What is expected: From the first line of the data down to and including the line with "72, 68, 65];", copy everything exactly, leaving out pictures.

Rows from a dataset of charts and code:

****************

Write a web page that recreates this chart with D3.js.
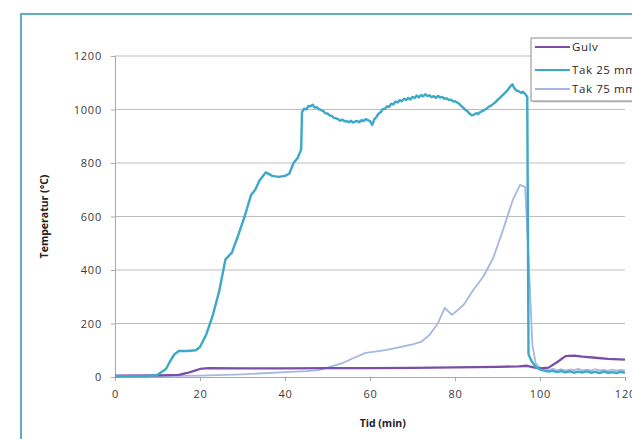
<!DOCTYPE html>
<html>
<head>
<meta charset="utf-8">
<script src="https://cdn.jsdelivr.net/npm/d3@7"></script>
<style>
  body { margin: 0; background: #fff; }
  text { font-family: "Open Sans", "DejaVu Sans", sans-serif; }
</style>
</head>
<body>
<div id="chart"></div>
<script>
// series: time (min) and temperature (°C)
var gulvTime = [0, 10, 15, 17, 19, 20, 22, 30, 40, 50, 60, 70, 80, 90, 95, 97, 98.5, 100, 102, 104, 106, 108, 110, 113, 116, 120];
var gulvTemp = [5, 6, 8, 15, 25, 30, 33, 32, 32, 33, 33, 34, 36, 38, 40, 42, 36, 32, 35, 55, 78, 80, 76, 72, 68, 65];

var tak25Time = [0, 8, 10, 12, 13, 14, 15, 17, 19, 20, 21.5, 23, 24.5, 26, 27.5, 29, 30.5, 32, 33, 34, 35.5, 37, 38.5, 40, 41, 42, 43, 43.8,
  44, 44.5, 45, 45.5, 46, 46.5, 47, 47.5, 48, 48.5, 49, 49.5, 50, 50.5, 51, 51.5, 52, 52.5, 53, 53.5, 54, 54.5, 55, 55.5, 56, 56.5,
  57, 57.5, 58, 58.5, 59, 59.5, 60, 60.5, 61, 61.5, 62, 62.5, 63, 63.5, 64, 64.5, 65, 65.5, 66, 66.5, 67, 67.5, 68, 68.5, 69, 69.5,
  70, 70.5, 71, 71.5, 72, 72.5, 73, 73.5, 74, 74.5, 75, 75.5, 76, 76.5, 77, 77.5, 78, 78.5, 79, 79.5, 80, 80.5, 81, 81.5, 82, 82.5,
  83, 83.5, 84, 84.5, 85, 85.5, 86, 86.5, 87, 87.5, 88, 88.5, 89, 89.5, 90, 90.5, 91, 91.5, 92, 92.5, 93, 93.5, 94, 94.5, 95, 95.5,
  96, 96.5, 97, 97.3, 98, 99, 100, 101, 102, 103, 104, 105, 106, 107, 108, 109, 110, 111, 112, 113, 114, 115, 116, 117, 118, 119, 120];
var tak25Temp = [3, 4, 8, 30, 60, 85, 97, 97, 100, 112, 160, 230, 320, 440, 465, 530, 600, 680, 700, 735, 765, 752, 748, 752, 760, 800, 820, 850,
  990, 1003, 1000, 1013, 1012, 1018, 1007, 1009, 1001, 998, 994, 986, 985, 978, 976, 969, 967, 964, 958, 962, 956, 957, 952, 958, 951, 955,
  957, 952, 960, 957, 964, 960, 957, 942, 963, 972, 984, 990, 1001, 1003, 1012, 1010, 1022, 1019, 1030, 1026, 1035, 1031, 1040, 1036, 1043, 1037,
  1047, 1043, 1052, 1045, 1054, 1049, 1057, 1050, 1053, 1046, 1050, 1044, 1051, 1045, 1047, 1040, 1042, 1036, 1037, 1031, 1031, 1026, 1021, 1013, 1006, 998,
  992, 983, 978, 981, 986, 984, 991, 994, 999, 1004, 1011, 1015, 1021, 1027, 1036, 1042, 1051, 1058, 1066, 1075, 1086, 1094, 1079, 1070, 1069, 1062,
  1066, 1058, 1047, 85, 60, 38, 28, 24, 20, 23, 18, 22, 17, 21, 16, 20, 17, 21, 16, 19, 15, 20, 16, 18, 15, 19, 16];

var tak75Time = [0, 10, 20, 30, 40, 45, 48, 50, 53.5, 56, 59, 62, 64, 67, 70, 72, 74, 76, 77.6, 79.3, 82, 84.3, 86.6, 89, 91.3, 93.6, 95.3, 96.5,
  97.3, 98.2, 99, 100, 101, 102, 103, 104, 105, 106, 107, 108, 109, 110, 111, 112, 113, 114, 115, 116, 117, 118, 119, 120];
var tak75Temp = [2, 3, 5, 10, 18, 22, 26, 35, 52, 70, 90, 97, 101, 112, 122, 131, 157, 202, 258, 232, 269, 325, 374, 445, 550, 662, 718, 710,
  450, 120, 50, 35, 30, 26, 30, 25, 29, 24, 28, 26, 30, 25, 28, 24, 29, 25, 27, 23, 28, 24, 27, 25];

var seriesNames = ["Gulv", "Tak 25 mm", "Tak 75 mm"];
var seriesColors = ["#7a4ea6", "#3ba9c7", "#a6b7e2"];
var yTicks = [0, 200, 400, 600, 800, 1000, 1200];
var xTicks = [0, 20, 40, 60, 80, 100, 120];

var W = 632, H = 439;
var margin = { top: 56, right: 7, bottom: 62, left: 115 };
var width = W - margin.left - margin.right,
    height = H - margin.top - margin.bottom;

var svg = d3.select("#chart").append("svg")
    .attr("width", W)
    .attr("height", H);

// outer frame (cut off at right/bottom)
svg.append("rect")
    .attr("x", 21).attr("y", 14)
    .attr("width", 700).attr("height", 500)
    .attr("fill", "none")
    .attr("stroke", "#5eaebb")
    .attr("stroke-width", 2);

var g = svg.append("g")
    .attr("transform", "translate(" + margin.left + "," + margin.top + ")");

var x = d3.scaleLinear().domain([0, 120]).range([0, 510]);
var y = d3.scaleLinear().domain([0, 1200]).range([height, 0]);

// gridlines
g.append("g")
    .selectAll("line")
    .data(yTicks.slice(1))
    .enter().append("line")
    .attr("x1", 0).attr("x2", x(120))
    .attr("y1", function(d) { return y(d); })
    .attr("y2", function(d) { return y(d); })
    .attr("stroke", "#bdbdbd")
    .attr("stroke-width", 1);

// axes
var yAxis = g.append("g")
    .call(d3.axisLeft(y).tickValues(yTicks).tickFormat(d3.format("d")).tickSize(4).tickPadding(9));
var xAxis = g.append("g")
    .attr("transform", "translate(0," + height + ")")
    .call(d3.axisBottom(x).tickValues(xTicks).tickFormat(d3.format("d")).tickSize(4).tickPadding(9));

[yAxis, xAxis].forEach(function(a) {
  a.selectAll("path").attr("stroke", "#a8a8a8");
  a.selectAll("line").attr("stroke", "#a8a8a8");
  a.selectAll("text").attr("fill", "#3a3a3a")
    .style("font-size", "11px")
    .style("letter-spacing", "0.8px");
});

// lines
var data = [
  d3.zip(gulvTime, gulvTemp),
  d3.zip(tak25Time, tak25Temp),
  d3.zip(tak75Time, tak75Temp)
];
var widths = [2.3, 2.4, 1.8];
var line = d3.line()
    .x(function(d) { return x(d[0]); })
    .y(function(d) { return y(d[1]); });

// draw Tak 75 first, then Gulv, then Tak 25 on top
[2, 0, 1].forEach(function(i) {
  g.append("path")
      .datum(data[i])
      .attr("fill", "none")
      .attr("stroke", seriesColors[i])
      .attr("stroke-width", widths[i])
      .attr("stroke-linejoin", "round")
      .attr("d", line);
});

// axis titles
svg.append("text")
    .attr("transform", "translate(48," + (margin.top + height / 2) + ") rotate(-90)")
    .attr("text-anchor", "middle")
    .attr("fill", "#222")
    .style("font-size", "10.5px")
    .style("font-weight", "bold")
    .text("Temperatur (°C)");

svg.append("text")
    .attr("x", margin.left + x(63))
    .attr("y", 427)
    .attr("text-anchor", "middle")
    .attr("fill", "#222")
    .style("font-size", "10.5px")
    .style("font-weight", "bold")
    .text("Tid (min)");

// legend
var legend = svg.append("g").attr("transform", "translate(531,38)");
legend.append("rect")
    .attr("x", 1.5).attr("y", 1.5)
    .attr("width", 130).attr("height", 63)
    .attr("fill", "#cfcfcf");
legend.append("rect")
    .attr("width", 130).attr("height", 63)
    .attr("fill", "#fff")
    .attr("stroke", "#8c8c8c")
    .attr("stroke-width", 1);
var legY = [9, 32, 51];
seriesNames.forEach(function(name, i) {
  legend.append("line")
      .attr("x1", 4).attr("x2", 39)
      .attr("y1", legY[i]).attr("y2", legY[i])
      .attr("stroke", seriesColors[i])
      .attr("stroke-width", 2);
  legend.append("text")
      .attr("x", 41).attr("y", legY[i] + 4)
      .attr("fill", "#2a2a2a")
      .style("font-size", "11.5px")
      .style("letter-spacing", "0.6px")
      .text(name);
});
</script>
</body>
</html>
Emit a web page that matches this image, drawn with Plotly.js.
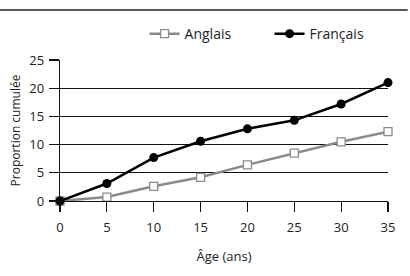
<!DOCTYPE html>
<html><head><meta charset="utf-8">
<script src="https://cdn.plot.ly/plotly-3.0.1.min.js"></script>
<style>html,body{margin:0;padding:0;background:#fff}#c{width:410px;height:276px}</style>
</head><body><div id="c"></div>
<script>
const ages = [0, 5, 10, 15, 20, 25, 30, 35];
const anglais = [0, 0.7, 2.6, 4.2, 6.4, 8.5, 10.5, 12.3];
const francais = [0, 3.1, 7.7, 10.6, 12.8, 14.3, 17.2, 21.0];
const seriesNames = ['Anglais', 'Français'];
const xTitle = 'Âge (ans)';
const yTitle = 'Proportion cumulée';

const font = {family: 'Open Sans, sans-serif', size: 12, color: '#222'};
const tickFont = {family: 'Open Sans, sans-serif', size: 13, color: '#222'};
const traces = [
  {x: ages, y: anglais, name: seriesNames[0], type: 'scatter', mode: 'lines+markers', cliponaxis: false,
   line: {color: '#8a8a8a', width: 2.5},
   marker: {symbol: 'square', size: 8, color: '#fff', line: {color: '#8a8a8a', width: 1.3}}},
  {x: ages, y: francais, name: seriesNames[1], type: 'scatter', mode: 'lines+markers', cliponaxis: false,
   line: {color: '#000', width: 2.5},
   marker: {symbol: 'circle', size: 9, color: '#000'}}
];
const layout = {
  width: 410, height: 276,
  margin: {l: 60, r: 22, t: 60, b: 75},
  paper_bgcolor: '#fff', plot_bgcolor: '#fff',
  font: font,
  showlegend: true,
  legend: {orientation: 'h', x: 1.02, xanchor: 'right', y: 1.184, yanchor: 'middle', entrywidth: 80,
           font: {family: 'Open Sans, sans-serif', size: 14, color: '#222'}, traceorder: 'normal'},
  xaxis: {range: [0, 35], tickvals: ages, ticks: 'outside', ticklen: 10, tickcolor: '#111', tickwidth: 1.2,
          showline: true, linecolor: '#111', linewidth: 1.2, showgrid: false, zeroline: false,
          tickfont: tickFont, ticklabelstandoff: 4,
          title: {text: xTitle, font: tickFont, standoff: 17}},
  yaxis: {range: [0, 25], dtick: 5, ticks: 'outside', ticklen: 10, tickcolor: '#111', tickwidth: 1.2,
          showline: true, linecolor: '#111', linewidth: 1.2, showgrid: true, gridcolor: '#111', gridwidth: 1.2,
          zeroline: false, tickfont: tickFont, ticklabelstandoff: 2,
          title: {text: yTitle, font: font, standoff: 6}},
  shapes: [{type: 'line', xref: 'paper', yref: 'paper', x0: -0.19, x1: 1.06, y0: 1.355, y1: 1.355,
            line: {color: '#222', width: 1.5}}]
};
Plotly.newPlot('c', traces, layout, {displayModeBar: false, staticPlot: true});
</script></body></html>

****************

Task solution:
Write a web page that recreates this chart with D3.js.
<!DOCTYPE html>
<html>
<head>
<meta charset="utf-8">
<script src="https://cdn.jsdelivr.net/npm/d3@7"></script>
<style>
  body { margin: 0; background: #fff; }
  text { font-family: "Open Sans", "DejaVu Sans", sans-serif; }
</style>
</head>
<body>
<div id="chart"></div>
<script>
// series: time (min) and temperature (°C)
var gulvTime = [0, 10, 15, 17, 19, 20, 22, 30, 40, 50, 60, 70, 80, 90, 95, 97, 98.5, 100, 102, 104, 106, 108, 110, 113, 116, 120];
var gulvTemp = [5, 6, 8, 15, 25, 30, 33, 32, 32, 33, 33, 34, 36, 38, 40, 42, 36, 32, 35, 55, 78, 80, 76, 72, 68, 65];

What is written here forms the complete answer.